As a cooling structure of the edge light type, for example, JP-A-6-51307 discloses a structure using a cold-cathode tube as a light source. This structure has such an effect that the heat from the light source of the cold-cathode tube is diffused by a thermal conduction layer provided on a rear face and a high temperature of an end portion is relieved. At the same time, a reflective layer is formed around the cold-cathode tube. Further, this structure is configured to effectively make the light from the cold-cathode tube incident into the optical guiding board while cooling.
In addition, as a light source of an edge light (side light) type backlight for applying light from right/left or top/bottom end side of a liquid crystal panel, use of a light emitting diode (LED) for the liquid crystal panel has been conventionally known.
For example, JP-A-2006-310221 discloses a structure using light sources arranged with LEDs (light-emitting diodes) in an array manner. According to this structure, a LED module in which a large number of LEDs are arranged on a slender substrate is disposed on a metal p-board bent in a 3-D manner.
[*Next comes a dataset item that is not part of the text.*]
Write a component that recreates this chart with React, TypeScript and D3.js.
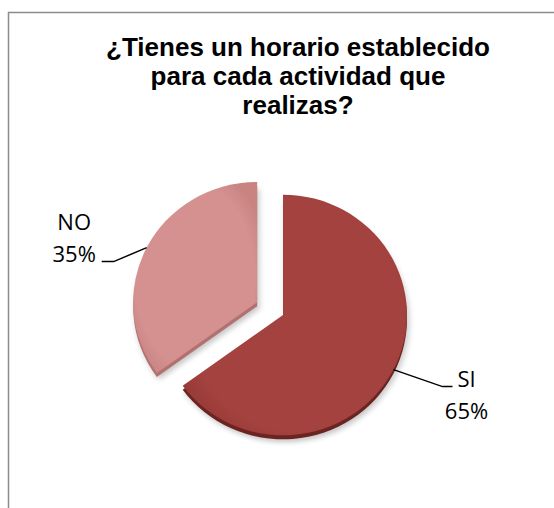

The metal p-board is formed by printing an insulating layer and a wiring copper foil on a metal plate and cools a light source by diffusing the heat of the light source onto the metal p-board. The portion of the metal p-board bent in a 3-D manner has a reflection board, which effectively makes the light from LED incident into an optical guiding board.
Further, for example, JP-A-2006-156324 (refer to FIGS. 39 to 41) discloses the following conventional technique of such a backlight: an optical guiding board is disposed on a rear face side of a liquid crystal panel and a LED is disposed at a side face position of the optical guiding board. Further, the above Patent Document describes a configuration in which the heat generated by LED is transferred from a light source-mounted substrate (light source fixing member) to a rear face side of a liquid crystal display unit by an L-type thermal conduction member, then transferred to a heat sink for radiation.